Laureation address – Professor Silvia Gherardi

Friday 27 June 2014

Silvia Gherardi

Professor Silvia Gherardi
Laureation Address
Laureator: Professor Nic Beech
Friday 27 June 2014


Chancellor, it is my privilege to present Professor Silvia Gherardi for the degree of Doctor of Letters, honoris causa.

Professor Gherardi is a sociologist educated at Trento in Italy and at Exeter in the UK. She is Professor of the Sociology of Work at the University of Trento and is one of the founders and leaders of the interdisciplinary research unit RUCOLA (Research Unit on Communication, Organizational Learning and Aesthetics) which has had considerable international influence. Her work has been published widely in leading journals in English, French and Italian, and has become foundational for researchers in the field.

Her work has long been at the forefront of the ‘practice turn’ in the social sciences in general, and organisation studies in particular. She has challenged conventional academic boundaries, and has been instrumental in developing engagement between the humanities, sociological thought and research in organisations.
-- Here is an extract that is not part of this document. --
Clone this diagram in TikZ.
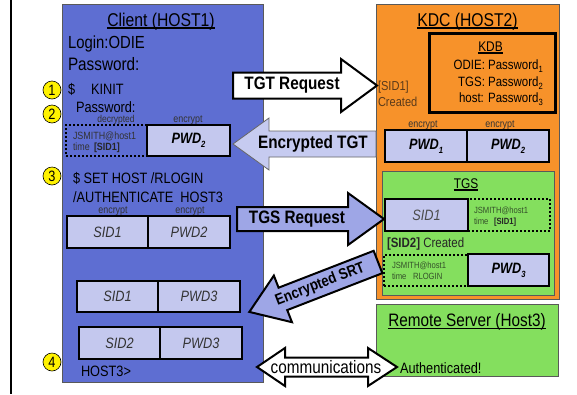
\documentclass[tikz,border=0pt]{standalone}
\usepackage{fontspec}
\setmainfont{Liberation Sans}[FakeStretch=0.85]
\newcommand{\fsz}[1]{\fontsize{#1}{#1}\selectfont}
\newcommand{\sbs}[1]{\raisebox{-0.28em}{\fsz{9}#1}}
\definecolor{clientblue}{HTML}{5E6ED2}
\definecolor{kdcorange}{HTML}{F7922A}
\definecolor{tgsgreen}{HTML}{84DF5E}
\definecolor{lightbox}{HTML}{C4C8EE}
\definecolor{arrowblue}{HTML}{9EA6E6}
\definecolor{arrowpale}{HTML}{C6CBF0}
\definecolor{browntext}{HTML}{5A3A1A}
\definecolor{greentext}{HTML}{34502A}
\tikzset{
  panel/.style={draw=black!65, line width=0.8pt, inner sep=0pt, outer sep=0pt, anchor=north west},
  cell/.style={draw=black, line width=2pt, fill=lightbox, inner sep=0pt, outer sep=0pt, anchor=north west, font=\fsz{15}\itshape, text=black!80},
  boldcell/.style={cell, font=\fsz{15}\bfseries\itshape, text=black},
  dotcell/.style={draw=black, line width=2.2pt, dash pattern=on 2pt off 2pt, inner sep=0pt, outer sep=0pt, anchor=north west},
  lbl/.style={inner sep=0pt, outer sep=0pt, anchor=base west},
  clbl/.style={inner sep=0pt, outer sep=0pt, anchor=base},
  numc/.style={circle, draw=black, line width=0.6pt, fill=yellow, minimum size=18pt, inner sep=0pt, font=\fsz{15}},
  uline/.style={line width=1.6pt},
  blockarrow/.style={draw=black, line width=2pt, line join=miter},
  arrowtxt/.style={inner sep=0pt, font=\fsz{18}\bfseries},
}
\begin{document}
\begin{tikzpicture}[x=1pt,y=-1pt]
\useasboundingbox (0,0) rectangle (577,394);
\fill[white] (0,0) rectangle (577,394);
% left rule
\draw[line width=2.5pt] (11,0) -- (11,394);

% ===== panels =====
\node[panel, fill=clientblue, minimum width=201pt, minimum height=378pt] (client) at (62,4) {};
\node[panel, fill=kdcorange, minimum width=183pt, minimum height=295pt] (kdc) at (376,4) {};
\node[draw=black, line width=2.5pt, inner sep=0pt, anchor=north west, minimum width=126pt, minimum height=79pt] (kdb) at (428,32) {};
\node[panel, fill=tgsgreen, minimum width=172pt, minimum height=124pt] (tgs) at (382,171) {};
\node[panel, fill=tgsgreen, minimum width=182pt, minimum height=72pt] (remote) at (376,304) {};

% ===== client texts =====
\node[clbl, font=\fsz{18.5}] (ctitle) at (161,26) {Client (HOST1)};
\draw[uline] ([yshift=-2pt]ctitle.base west) -- ([yshift=-2pt]ctitle.base east);
\node[lbl, font=\fsz{17.5}] (login) at (68,48) {Login:ODIE};
\node[lbl, font=\fsz{18}] (pass1) at (68,70) {Password:};
\node[lbl, font=\fsz{15}] (dollar1) at (68,94) {\$};
\node[lbl, font=\fsz{15}] (kinit) at (91,94) {KINIT};
\node[lbl, font=\fsz{15}] (pass2) at (76,112.5) {Password:};
\node[clbl, font=\fsz{10}, text=black!80] (decr) at (116,122) {decrypted};
\node[clbl, font=\fsz{10.5}, text=black!80] (encc1) at (188,122) {encrypt};
\node[dotcell, minimum width=81pt, minimum height=31pt] (jsmA) at (66,125) {};
\node[boldcell, minimum width=83pt, minimum height=31pt] (pwdTwoA) at (147,125) {PWD\sbs{2}};
\node[lbl, font=\fsz{10.5}, text=black!80] (jsmAa) at (73,139) {JSMITH@host1};
\node[lbl, font=\fsz{10.5}, text=black!80] (jsmAb) at (73,150) {time};
\node[lbl, font=\fsz{10.5}\bfseries, text=black!85] (jsmAc) at (94,150) {[SID1]};
\node[lbl, font=\fsz{15}] (sethost) at (73,183) {\$ SET HOST /RLOGIN};
\node[lbl, font=\fsz{15}] (auth) at (73,202) {/AUTHENTICATE\ \ HOST3};
\node[clbl, font=\fsz{10.5}, text=black!80] (encc2) at (113,213) {encrypt};
\node[clbl, font=\fsz{10.5}, text=black!80] (encc3) at (190,213) {encrypt};
\node[cell, minimum width=81pt, minimum height=32pt] (sidA) at (67,216) {SID1};
\node[cell, minimum width=82pt, minimum height=32pt] (pwdA) at (148,216) {PWD2};
\node[cell, minimum width=81pt, minimum height=31pt] (sidB) at (77,281) {SID1};
\node[cell, minimum width=82pt, minimum height=31pt] (pwdB) at (158,281) {PWD3};
\node[cell, minimum width=81pt, minimum height=32pt] (sidC) at (79,327) {SID2};
\node[cell, minimum width=82pt, minimum height=32pt] (pwdC) at (160,327) {PWD3};
\node[lbl, font=\fsz{15}] (host3) at (81,376) {HOST3>};
\node[numc] (n1) at (52,90) {1};
\node[numc] (n2) at (52,114) {2};
\node[numc] (n3) at (52,176) {3};
\node[numc] (n4) at (52,362) {4};

% ===== KDC texts =====
\node[clbl, font=\fsz{18.5}] (ktitle) at (467.5,26) {KDC (HOST2)};
\draw[uline] ([yshift=-2pt]ktitle.base west) -- ([yshift=-2pt]ktitle.base east);
\node[clbl, font=\fsz{14}] (kdbtitle) at (490.5,51) {KDB};
\draw[uline] ([yshift=-2pt]kdbtitle.base west) -- ([yshift=-2pt]kdbtitle.base east);
\node[inner sep=0pt, anchor=base east, font=\fsz{13.5}] (kdbA) at (543,69) {ODIE: Password\sbs{1}};
\node[inner sep=0pt, anchor=base east, font=\fsz{13.5}] (kdbB) at (543,86) {TGS: Password\sbs{2}};
\node[inner sep=0pt, anchor=base east, font=\fsz{13.5}] (kdbC) at (543,102) {host: Password\sbs{3}};
\node[lbl, font=\fsz{13}, text=browntext] (sidcr) at (378,90) {[SID1]};
\node[lbl, font=\fsz{13}, text=browntext] (created1) at (378,106) {Created};
\node[clbl, font=\fsz{10.5}, text=black!80] (enck1) at (423,127) {encrypt};
\node[clbl, font=\fsz{10.5}, text=black!80] (enck2) at (500,127) {encrypt};
\node[boldcell, minimum width=82pt, minimum height=32pt] (pwdOne) at (385,130) {PWD\sbs{1}};
\node[boldcell, minimum width=82pt, minimum height=32pt] (pwdTwoK) at (467,130) {PWD\sbs{2}};
\node[clbl, font=\fsz{14}] (tgstitle) at (466,188) {TGS};
\draw[uline] ([yshift=-2pt]tgstitle.base west) -- ([yshift=-2pt]tgstitle.base east);
\node[cell, minimum width=83pt, minimum height=32pt, text=black!70] (sidT) at (385,199) {SID1};
\node[dotcell, minimum width=82pt, minimum height=32pt] (jsmT) at (468,199) {};
\node[lbl, font=\fsz{9}, text=greentext] (jsmTa) at (474,213) {JSMITH@host1};
\node[lbl, font=\fsz{9}, text=greentext] (jsmTb) at (474,224) {time};
\node[lbl, font=\fsz{9}\bfseries, text=black!85] (jsmTc) at (494,224) {[SID1]};
\node[lbl, font=\fsz{13.5}, text=black!85] (sid2cr) at (387,247) {\textbf{[SID2]} Created};
\node[dotcell, minimum width=84pt, minimum height=31pt] (jsmU) at (384,255) {};
\node[lbl, font=\fsz{9}, text=greentext] (jsmUa) at (392,268) {JSMITH@host1};
\node[lbl, font=\fsz{9}, text=greentext] (jsmUb) at (392,279) {time};
\node[lbl, font=\fsz{9}, text=greentext] (jsmUc) at (413,279) {RLOGIN};
\node[boldcell, minimum width=81pt, minimum height=32pt] (pwdThree) at (468,254) {PWD\sbs{3}};

% ===== remote server =====
\node[clbl, font=\fsz{18}] (rtitle) at (467,326) {Remote Server (Host3)};
\draw[uline] ([yshift=-2.5pt]rtitle.base west) -- ([yshift=-2.5pt]rtitle.base east);
\node[lbl, font=\fsz{15}] (authd) at (400,373) {Authenticated!};

% ===== block arrows =====
\draw[blockarrow, fill=white] (233,72.5) -- (341,72.5) -- (341,59) -- (377,85.5) -- (341,112) -- (341,98.5) -- (233,98.5) -- cycle;
\node[arrowtxt] (tgtreq) at (292,85.5) {TGT Request};

\draw[draw=black!60, line width=0.8pt, fill=arrowpale] (376,131) -- (269,131) -- (269,118) -- (233,144) -- (269,170) -- (269,157) -- (376,157) -- cycle;
\node[arrowtxt] (enctgt) at (313,144) {Encrypted TGT};

\draw[blockarrow, fill=arrowblue] (237,207) -- (348,207) -- (348,193) -- (384,219) -- (348,245) -- (348,231) -- (237,231) -- cycle;
\node[arrowtxt] (tgsreq) at (297,219) {TGS Request};

\begin{scope}[shift={(378,262)}, rotate=21.2]
\draw[blockarrow, fill=arrowblue] (0,-12) -- (-102,-12) -- (-102,-25) -- (-138,0) -- (-102,25) -- (-102,12) -- (0,12) -- cycle;
\node[arrowtxt, font=\fsz{15.5}\bfseries, rotate=21.2] (encsrt) at (-62,0) {Encrypted SRT};
\end{scope}

\draw[blockarrow, fill=white] (257,367) -- (285,348) -- (285,357.5) -- (368,357.5) -- (368,348) -- (397,367) -- (368,386) -- (368,376.5) -- (285,376.5) -- (285,386) -- cycle;
\node[inner sep=0pt, font=\fsz{18}] (comm) at (326,367) {communications};
\end{tikzpicture}
\end{document}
She has received honorary doctorates from a number of European universities, and she was recognised with distinguished honorary membership of the European Group for Organizational Studies (EGOS) in 2008. EGOS honorary membership was created in 1998 ‘to honour and thank scholars who have made pioneering and lasting contributions both to the advancement of knowledge in the social sciences dealing with organisation’.

Her recent contributions, following her fellowship award in 2008, have continued to break new ground in the field and are widely cited. For example, she is co-author of, and centrally involved with, four of the most cited articles in the leading journal Management Learning, including the number one article. Moreover, there is much about Professor Gherardi that is revealed in the two words ‘involved with’ – she is a generous and sought-after collaborator and critical academic friend. But more of that later.

Recently, she has been particularly cited for her work on the development of aesthetics in practice theory, and most especially in developing an understanding of the role of ‘taste’ in relation to practices, learning and knowing. She has shown that as we move from ‘amateur’ to ‘professional’ in our learning communities, we develop our taste through ‘amatory attachment’ – we come to love what we do, and do what we love.

That Professor Gherardi is a passionate professional who loves what she does is in no doubt, and her attachment and service to the field show this in a number of ways.  She has been at the forefront of important national and international learned societies, including being President of the European Group for Organizational Studies (1997-2000) and exercising scientific leadership within the Italian Sociological Association (1993-1996). She supports many of the major journals in the field though editorial positions and has played a significant role in international conferences and learned societies.

Importantly, she has made a major contribution to the development of junior scholars. In one sense, this is intrinsic to her work and style of writing – she has the ability to make complex ideas accessible, and at the same time provokes interest and inspiration through her creative engagement with the field. She makes a tremendous difference to young scholars through her many developmental workshops and informal conversations – efforts which can easily go unacknowledged. However, as an illustration, one of our brightest scholars here at St Andrews considers herself one of Professor Gherardi’s ‘academic children’. Another young scholar experienced not only the intellectual rigour, but also the nurturing side of this engagement, describing the experience of spending time with Professor Gherardi as being like ‘spending time with your Auntie’. It is easy to see what he means: here is someone kind, who you can trust and who is full of good advice. It is more unusual than one might expect for an internationally renowned researcher to combine incisive critical scholarship with such obvious kindness and a commitment to community-building. And it is a combination that is very much to our taste here at St Andrews.

Therefore, Chancellor, in recognition of her major contributions to Sociology and Organisation Studies, I invite you to confer on Professor Silvia Gherardi the degree of Doctor of Letters, honoris causa.